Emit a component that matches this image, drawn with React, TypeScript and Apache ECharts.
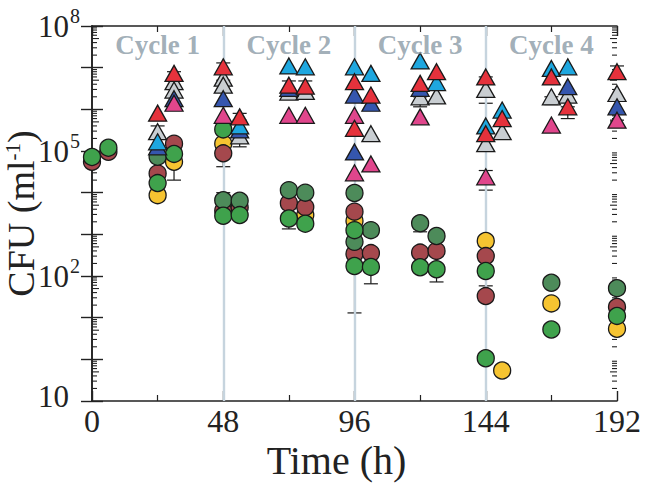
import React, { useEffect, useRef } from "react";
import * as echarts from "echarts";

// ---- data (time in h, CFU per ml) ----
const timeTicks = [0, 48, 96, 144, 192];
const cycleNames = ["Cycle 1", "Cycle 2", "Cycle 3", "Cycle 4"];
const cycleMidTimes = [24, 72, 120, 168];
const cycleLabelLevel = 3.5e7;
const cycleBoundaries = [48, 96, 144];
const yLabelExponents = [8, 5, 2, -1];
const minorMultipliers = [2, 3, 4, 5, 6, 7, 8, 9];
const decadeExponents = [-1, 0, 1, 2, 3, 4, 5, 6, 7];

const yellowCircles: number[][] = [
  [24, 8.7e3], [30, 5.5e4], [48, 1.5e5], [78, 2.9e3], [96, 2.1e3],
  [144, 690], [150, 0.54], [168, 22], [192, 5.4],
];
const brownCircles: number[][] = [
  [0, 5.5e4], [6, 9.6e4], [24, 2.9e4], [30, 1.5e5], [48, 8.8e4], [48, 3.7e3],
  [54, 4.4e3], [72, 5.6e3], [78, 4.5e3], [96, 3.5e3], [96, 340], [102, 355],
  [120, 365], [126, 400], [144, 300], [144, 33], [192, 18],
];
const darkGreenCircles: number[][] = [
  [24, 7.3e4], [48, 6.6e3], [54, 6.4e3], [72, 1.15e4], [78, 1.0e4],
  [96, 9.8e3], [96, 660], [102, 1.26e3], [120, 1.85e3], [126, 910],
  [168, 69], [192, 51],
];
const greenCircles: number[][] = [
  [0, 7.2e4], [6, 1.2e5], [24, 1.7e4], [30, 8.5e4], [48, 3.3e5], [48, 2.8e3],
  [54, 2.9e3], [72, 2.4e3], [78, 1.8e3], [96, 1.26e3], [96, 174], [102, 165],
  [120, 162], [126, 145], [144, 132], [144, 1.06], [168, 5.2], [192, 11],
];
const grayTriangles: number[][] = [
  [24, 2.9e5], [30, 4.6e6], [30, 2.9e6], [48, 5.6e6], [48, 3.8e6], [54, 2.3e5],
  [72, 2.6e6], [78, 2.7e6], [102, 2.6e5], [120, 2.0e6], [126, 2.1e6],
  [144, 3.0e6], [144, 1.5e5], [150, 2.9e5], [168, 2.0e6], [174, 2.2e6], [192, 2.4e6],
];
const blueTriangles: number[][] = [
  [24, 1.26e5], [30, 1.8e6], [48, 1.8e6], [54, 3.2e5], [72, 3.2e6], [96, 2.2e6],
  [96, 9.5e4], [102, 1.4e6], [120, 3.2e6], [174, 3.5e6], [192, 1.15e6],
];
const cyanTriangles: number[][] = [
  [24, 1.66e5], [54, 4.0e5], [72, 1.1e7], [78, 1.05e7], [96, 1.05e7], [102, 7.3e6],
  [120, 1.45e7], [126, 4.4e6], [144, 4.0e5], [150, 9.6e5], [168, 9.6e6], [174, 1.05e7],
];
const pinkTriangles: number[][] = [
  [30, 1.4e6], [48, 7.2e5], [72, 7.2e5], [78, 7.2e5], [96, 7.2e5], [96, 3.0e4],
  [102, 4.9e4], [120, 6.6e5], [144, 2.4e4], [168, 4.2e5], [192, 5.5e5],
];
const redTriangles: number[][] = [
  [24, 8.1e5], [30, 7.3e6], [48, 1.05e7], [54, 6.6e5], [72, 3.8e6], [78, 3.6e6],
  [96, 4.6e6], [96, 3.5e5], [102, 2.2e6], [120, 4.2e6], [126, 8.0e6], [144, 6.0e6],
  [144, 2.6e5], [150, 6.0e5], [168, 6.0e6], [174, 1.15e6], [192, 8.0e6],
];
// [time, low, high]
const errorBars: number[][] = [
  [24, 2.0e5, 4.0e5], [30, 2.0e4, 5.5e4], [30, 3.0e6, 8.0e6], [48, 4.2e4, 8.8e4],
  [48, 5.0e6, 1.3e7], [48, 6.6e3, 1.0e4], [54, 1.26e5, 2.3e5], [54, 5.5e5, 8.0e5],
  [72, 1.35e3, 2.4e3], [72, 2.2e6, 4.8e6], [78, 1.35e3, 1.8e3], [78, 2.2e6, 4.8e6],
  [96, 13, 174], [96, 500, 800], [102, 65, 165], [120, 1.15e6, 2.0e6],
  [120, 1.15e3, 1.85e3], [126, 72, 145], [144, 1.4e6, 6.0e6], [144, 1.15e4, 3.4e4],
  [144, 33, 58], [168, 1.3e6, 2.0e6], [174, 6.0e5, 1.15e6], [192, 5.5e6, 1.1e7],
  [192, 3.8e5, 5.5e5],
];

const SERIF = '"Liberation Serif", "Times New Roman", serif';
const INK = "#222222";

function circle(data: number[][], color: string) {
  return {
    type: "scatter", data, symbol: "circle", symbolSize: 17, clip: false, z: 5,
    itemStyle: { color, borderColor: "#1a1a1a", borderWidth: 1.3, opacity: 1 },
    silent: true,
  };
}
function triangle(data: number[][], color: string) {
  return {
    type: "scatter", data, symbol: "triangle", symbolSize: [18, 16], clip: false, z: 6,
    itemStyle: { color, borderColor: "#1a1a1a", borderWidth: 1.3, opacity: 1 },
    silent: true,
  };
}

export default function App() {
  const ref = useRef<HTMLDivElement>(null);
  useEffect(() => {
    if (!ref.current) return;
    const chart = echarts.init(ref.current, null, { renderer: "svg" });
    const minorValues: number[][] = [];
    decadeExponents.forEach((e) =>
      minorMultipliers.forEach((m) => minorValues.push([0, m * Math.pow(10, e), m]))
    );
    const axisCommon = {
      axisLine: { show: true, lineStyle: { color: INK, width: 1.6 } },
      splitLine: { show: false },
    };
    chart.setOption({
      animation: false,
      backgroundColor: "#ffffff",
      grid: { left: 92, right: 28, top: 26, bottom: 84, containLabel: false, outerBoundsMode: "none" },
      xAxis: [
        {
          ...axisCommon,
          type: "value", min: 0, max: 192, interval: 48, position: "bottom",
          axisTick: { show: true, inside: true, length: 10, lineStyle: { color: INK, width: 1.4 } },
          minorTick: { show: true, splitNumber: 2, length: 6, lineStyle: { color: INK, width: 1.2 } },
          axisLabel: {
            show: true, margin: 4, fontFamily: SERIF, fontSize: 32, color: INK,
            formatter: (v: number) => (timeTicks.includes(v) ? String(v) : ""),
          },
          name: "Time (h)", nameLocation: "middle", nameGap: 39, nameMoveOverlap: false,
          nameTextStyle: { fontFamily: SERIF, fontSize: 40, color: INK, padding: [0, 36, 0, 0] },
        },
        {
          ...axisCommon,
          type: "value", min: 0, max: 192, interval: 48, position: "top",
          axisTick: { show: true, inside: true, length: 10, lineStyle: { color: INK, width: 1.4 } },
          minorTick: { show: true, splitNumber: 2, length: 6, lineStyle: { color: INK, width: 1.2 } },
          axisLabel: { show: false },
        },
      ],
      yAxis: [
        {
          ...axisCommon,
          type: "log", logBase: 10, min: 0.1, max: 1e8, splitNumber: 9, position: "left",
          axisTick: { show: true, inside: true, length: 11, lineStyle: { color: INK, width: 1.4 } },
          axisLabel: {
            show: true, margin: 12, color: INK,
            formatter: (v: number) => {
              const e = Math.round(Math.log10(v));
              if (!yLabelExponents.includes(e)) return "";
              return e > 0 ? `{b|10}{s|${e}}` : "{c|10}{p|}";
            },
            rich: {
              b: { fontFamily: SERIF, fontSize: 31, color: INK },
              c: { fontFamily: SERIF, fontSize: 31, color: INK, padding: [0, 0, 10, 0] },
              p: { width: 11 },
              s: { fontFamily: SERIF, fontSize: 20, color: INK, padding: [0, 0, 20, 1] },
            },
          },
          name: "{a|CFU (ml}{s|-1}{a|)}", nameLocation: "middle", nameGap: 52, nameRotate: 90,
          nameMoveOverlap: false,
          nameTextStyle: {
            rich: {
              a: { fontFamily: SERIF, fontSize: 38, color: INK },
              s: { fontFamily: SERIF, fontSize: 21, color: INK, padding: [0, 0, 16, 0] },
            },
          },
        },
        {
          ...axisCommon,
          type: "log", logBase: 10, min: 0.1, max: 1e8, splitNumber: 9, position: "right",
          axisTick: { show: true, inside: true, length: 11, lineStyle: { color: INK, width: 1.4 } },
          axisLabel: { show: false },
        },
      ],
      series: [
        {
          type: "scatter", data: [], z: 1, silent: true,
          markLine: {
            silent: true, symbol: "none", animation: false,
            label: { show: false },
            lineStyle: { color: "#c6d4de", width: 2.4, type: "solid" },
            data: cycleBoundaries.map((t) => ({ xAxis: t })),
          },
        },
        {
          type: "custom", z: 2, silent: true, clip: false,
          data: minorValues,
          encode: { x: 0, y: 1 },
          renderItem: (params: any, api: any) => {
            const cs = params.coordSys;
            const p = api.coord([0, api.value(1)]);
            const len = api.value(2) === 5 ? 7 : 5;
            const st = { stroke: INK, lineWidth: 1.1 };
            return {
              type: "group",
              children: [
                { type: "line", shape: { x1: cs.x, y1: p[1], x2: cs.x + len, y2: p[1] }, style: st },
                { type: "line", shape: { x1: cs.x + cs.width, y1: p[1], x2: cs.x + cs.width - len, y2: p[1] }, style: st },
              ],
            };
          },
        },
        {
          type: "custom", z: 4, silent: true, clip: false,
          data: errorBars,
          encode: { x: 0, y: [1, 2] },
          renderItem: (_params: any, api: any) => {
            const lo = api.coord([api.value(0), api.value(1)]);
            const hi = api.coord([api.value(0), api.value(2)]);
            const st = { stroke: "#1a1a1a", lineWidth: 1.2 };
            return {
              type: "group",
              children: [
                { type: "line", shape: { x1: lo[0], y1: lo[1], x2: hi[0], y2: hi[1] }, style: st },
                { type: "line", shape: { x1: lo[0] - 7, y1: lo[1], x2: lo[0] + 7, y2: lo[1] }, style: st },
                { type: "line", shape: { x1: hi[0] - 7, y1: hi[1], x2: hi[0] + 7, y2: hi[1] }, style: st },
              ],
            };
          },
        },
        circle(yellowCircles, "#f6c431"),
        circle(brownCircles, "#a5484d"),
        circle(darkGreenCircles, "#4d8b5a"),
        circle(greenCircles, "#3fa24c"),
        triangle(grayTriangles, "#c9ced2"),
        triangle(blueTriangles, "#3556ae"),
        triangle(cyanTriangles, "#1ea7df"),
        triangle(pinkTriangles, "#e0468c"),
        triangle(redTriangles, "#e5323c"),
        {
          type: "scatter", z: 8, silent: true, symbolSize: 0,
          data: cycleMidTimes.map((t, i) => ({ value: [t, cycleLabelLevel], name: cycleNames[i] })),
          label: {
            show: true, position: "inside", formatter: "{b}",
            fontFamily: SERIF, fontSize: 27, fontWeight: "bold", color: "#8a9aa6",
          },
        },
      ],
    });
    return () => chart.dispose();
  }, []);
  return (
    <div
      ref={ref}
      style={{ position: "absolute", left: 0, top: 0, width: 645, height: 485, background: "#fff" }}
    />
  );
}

## What this task involves:
Begin at the first line of the data above and repeat each line exactly, stopping after the line containing "import * as". Omit the pictures.

## Completed task:
Emit a component that matches this image, drawn with React, TypeScript and Apache ECharts.
import React, { useEffect, useRef } from "react";
import * as echarts from "echarts";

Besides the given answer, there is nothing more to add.